**TASK DETAILS**
Copy out the listing that follows exactly, dropping every picture.

**COLLECTED DATA**
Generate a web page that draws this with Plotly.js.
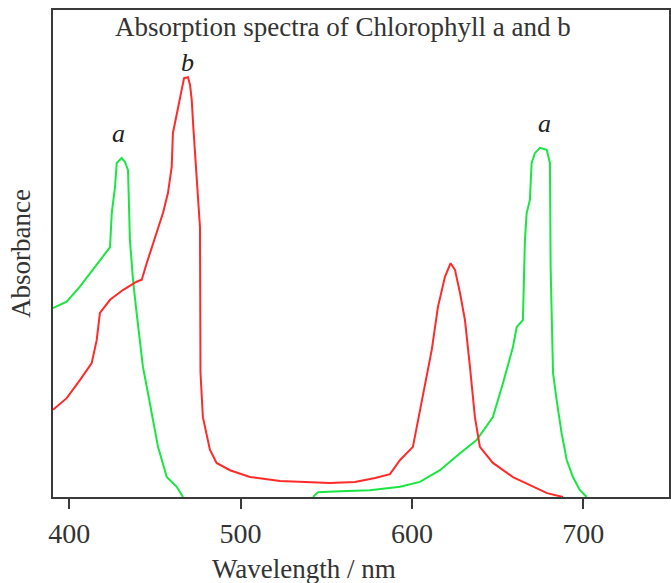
<!DOCTYPE html>
<html>
<head>
<meta charset="utf-8">
<script src="https://cdn.plot.ly/plotly-3.0.1.min.js"></script>
<style>html,body{margin:0;padding:0;background:#fff;}#chart{width:671px;height:583px;}</style>
</head>
<body>
<div id="chart"></div>
<script>
// Chlorophyll b (red) — wavelength (nm) and relative absorbance
const chlB_wl = [390.5,398.5,406.2,413.1,416.0,417.9,423.8,431.3,439.3,442.3,445.2,448.9,454.7,457.6,459.8,460.5,462.7,465.6,467.0,469.3,470.5,471.5,472.4,476.3,476.6,478.0,482.1,486.0,493.8,505.5,523.0,534.7,552.2,566.8,578.5,587.2,593.1,600.6,603.6,607.7,611.6,615.2,619.3,622.6,625.2,628.1,631.0,633.9,636.8,639.7,647.3,659.0,670.7,678.9,688.2];
const chlB_abs = [0.179,0.203,0.240,0.275,0.322,0.378,0.405,0.425,0.442,0.446,0.480,0.522,0.583,0.624,0.678,0.747,0.789,0.836,0.860,0.862,0.846,0.815,0.760,0.554,0.255,0.164,0.097,0.070,0.055,0.041,0.033,0.031,0.029,0.031,0.039,0.047,0.076,0.103,0.158,0.234,0.302,0.390,0.452,0.480,0.466,0.419,0.363,0.267,0.164,0.103,0.070,0.041,0.021,0.008,0.0];

// Chlorophyll a (green) — the curve runs below the visible range between the two bands
const chlA_wl = [390.5,398.5,406.2,413.8,419.7,423.8,424.8,426.7,427.7,430.6,432.5,434.3,435.4,437.2,439.3,443.0,445.9,448.9,451.8,456.9,462.7,466.4,null,542.3,545.2,558.0,575.5,593.1,604.7,616.4,628.1,637.8,647.3,653.2,659.0,661.2,664.8,666.0,667.0,668.9,669.9,671.8,674.8,678.7,680.6,681.0,681.6,682.4,684.5,687.4,690.4,694.0,698.1,702.0];
const chlA_abs = [0.388,0.401,0.432,0.466,0.493,0.513,0.583,0.637,0.686,0.696,0.688,0.671,0.528,0.446,0.378,0.267,0.214,0.158,0.103,0.041,0.021,0.0,null,0.0,0.010,0.012,0.014,0.021,0.031,0.055,0.090,0.117,0.164,0.234,0.308,0.349,0.363,0.528,0.583,0.610,0.686,0.706,0.717,0.713,0.686,0.472,0.337,0.255,0.199,0.131,0.076,0.041,0.014,0.0];

// Peak labels
const peakLabels = ['a','b','a'];
const peakWl = [428.5,469.3,677.7];
const peakAbs = [0.747,0.893,0.766];

const xTicks = [400,500,600,700];

const serif = 'Liberation Serif, Times New Roman, serif';
const axisColor = '#3a3a3a';

const traces = [
  {x: chlA_wl, y: chlA_abs, mode:'lines', name:'Chlorophyll a', connectgaps:false,
   line:{color:'#19e640', width:2}},
  {x: chlB_wl, y: chlB_abs, mode:'lines', name:'Chlorophyll b',
   line:{color:'#ff2a2a', width:2}}
];

const annotations = peakLabels.map((t,i)=>({
  x: peakWl[i], y: peakAbs[i], xref:'x', yref:'y', text:'<i>'+t+'</i>', showarrow:false,
  font:{family:serif, size:26, color:'#222'},
  xanchor:'center', yanchor:'middle'
}));

annotations.push({
  text:'Wavelength / nm', xref:'paper', yref:'paper', x:0.4075, y:-0.112,
  xanchor:'center', yanchor:'top', showarrow:false,
  font:{family:serif, size:27, color:'#333'}
});

const layout = {
  width:671, height:583,
  margin:{l:53, r:2, t:10, b:86},
  paper_bgcolor:'#fff', plot_bgcolor:'#fff',
  showlegend:false,
  title:{text:'Absorption spectra of Chlorophyll a and b', xref:'container', yref:'container',
         x:0.511, y:1-27/583, xanchor:'center', yanchor:'middle',
         font:{family:serif, size:27, color:'#333'}},
  xaxis:{range:[390.5,750.1], tickvals:xTicks, ticktext:xTicks.map(String),
         ticks:'outside', ticklen:10, tickwidth:2, tickcolor:axisColor,
         showline:true, mirror:true, linecolor:axisColor, linewidth:2,
         showgrid:false, zeroline:false,
         tickfont:{family:serif, size:28, color:'#333'}},
  yaxis:{range:[0,1], showticklabels:false, ticks:'',
         showline:true, mirror:true, linecolor:axisColor, linewidth:2,
         showgrid:false, zeroline:false,
         title:{text:'Absorbance', standoff:13, font:{family:serif, size:27, color:'#333'}}},
  annotations: annotations
};

Plotly.newPlot('chart', traces, layout, {displayModeBar:false, staticPlot:true});
</script>
</body>
</html>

**ANSWER FOR THE TASK**
Generate a web page that draws this with Plotly.js.
<!DOCTYPE html>
<html>
<head>
<meta charset="utf-8">
<script src="https://cdn.plot.ly/plotly-3.0.1.min.js"></script>
<style>html,body{margin:0;padding:0;background:#fff;}#chart{width:671px;height:583px;}</style>
</head>
<body>
<div id="chart"></div>
<script>
// Chlorophyll b (red) — wavelength (nm) and relative absorbance
const chlB_wl = [390.5,398.5,406.2,413.1,416.0,417.9,423.8,431.3,439.3,442.3,445.2,448.9,454.7,457.6,459.8,460.5,462.7,465.6,467.0,469.3,470.5,471.5,472.4,476.3,476.6,478.0,482.1,486.0,493.8,505.5,523.0,534.7,552.2,566.8,578.5,587.2,593.1,600.6,603.6,607.7,611.6,615.2,619.3,622.6,625.2,628.1,631.0,633.9,636.8,639.7,647.3,659.0,670.7,678.9,688.2];
const chlB_abs = [0.179,0.203,0.240,0.275,0.322,0.378,0.405,0.425,0.442,0.446,0.480,0.522,0.583,0.624,0.678,0.747,0.789,0.836,0.860,0.862,0.846,0.815,0.760,0.554,0.255,0.164,0.097,0.070,0.055,0.041,0.033,0.031,0.029,0.031,0.039,0.047,0.076,0.103,0.158,0.234,0.302,0.390,0.452,0.480,0.466,0.419,0.363,0.267,0.164,0.103,0.070,0.041,0.021,0.008,0.0];

// Chlorophyll a (green) — the curve runs below the visible range between the two bands
const chlA_wl = [390.5,398.5,406.2,413.8,419.7,423.8,424.8,426.7,427.7,430.6,432.5,434.3,435.4,437.2,439.3,443.0,445.9,448.9,451.8,456.9,462.7,466.4,null,542.3,545.2,558.0,575.5,593.1,604.7,616.4,628.1,637.8,647.3,653.2,659.0,661.2,664.8,666.0,667.0,668.9,669.9,671.8,674.8,678.7,680.6,681.0,681.6,682.4,684.5,687.4,690.4,694.0,698.1,702.0];
const chlA_abs = [0.388,0.401,0.432,0.466,0.493,0.513,0.583,0.637,0.686,0.696,0.688,0.671,0.528,0.446,0.378,0.267,0.214,0.158,0.103,0.041,0.021,0.0,null,0.0,0.010,0.012,0.014,0.021,0.031,0.055,0.090,0.117,0.164,0.234,0.308,0.349,0.363,0.528,0.583,0.610,0.686,0.706,0.717,0.713,0.686,0.472,0.337,0.255,0.199,0.131,0.076,0.041,0.014,0.0];

// Peak labels
const peakLabels = ['a','b','a'];
const peakWl = [428.5,469.3,677.7];
const peakAbs = [0.747,0.893,0.766];

const xTicks = [400,500,600,700];

const serif = 'Liberation Serif, Times New Roman, serif';
const axisColor = '#3a3a3a';

const traces = [
  {x: chlA_wl, y: chlA_abs, mode:'lines', name:'Chlorophyll a', connectgaps:false,
   line:{color:'#19e640', width:2}},
  {x: chlB_wl, y: chlB_abs, mode:'lines', name:'Chlorophyll b',
   line:{color:'#ff2a2a', width:2}}
];

const annotations = peakLabels.map((t,i)=>({
  x: peakWl[i], y: peakAbs[i], xref:'x', yref:'y', text:'<i>'+t+'</i>', showarrow:false,
  font:{family:serif, size:26, color:'#222'},
  xanchor:'center', yanchor:'middle'
}));

annotations.push({
  text:'Wavelength / nm', xref:'paper', yref:'paper', x:0.4075, y:-0.112,
  xanchor:'center', yanchor:'top', showarrow:false,
  font:{family:serif, size:27, color:'#333'}
});

const layout = {
  width:671, height:583,
  margin:{l:53, r:2, t:10, b:86},
  paper_bgcolor:'#fff', plot_bgcolor:'#fff',
  showlegend:false,
  title:{text:'Absorption spectra of Chlorophyll a and b', xref:'container', yref:'container',
         x:0.511, y:1-27/583, xanchor:'center', yanchor:'middle',
         font:{family:serif, size:27, color:'#333'}},
  xaxis:{range:[390.5,750.1], tickvals:xTicks, ticktext:xTicks.map(String),
         ticks:'outside', ticklen:10, tickwidth:2, tickcolor:axisColor,
         showline:true, mirror:true, linecolor:axisColor, linewidth:2,
         showgrid:false, zeroline:false,
         tickfont:{family:serif, size:28, color:'#333'}},
  yaxis:{range:[0,1], showticklabels:false, ticks:'',
         showline:true, mirror:true, linecolor:axisColor, linewidth:2,
         showgrid:false, zeroline:false,
         title:{text:'Absorbance', standoff:13, font:{family:serif, size:27, color:'#333'}}},
  annotations: annotations
};

Plotly.newPlot('chart', traces, layout, {displayModeBar:false, staticPlot:true});
</script>
</body>
</html>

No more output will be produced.